Pull each line holding the word "that" from the data.

# MATERIAL SHOWN
··········

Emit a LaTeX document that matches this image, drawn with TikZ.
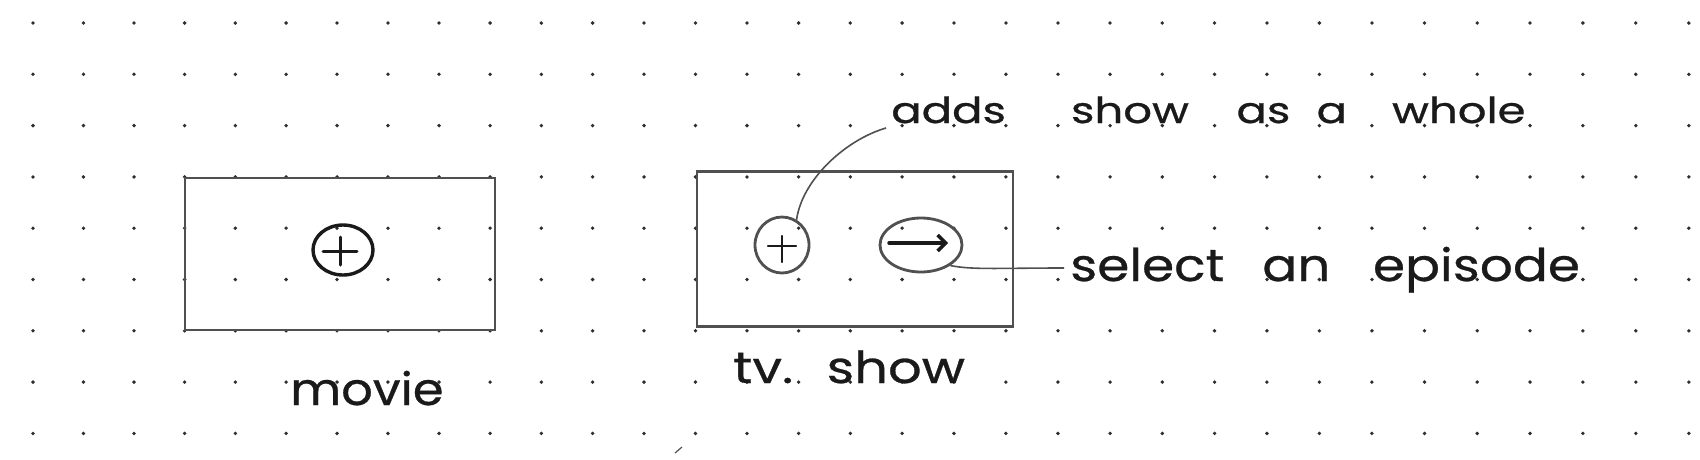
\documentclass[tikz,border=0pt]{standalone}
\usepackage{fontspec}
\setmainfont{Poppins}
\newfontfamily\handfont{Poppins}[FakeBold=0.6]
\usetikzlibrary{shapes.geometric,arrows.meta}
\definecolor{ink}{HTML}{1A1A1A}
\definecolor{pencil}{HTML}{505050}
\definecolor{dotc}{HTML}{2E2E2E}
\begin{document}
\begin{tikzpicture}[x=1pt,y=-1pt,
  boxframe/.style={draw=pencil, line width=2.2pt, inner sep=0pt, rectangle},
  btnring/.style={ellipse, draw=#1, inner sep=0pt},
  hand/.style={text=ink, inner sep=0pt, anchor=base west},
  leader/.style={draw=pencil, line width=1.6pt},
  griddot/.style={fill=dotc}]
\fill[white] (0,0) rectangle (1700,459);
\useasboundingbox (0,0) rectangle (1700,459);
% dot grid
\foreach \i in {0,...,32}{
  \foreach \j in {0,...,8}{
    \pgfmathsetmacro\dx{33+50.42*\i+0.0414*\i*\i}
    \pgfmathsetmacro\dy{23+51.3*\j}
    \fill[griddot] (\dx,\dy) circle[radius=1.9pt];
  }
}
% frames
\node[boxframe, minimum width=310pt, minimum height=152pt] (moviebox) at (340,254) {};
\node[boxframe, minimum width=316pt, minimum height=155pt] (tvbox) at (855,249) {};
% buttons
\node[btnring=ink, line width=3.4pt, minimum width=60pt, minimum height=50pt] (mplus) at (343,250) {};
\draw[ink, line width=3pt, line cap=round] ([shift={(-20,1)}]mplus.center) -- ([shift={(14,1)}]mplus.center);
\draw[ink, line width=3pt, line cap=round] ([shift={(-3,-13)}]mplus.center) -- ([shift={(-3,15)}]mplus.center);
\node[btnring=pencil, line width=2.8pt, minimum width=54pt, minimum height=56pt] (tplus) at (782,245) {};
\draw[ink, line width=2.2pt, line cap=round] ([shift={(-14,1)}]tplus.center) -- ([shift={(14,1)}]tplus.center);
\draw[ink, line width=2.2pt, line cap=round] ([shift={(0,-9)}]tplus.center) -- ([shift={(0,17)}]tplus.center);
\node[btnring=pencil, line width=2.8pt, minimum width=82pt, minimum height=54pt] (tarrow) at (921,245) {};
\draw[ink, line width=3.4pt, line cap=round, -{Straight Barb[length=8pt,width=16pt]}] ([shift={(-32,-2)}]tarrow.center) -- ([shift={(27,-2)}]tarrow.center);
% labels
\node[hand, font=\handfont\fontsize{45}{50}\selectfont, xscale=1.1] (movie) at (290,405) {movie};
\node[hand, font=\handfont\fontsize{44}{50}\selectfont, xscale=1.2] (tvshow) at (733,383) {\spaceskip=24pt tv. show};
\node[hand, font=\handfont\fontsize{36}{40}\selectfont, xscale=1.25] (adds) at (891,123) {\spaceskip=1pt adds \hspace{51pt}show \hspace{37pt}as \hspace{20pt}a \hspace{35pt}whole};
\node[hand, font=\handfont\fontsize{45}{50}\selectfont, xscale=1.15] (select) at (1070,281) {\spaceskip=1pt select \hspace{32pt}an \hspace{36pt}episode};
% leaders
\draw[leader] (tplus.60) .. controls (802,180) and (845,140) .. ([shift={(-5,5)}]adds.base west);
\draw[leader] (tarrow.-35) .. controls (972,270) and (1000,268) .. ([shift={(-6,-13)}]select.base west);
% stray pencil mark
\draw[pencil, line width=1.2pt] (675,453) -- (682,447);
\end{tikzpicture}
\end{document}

··········

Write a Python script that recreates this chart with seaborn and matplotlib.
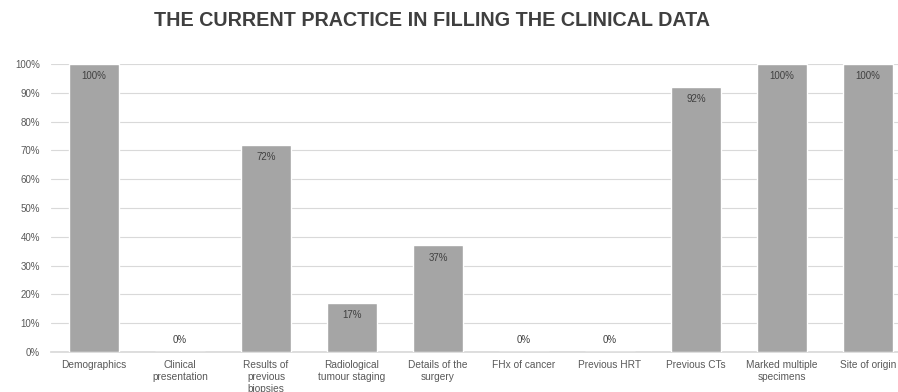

··········

# WORKED ANSWER
Emit a LaTeX document that matches this image, drawn with TikZ.
Write a Python script that recreates this chart with seaborn and matplotlib.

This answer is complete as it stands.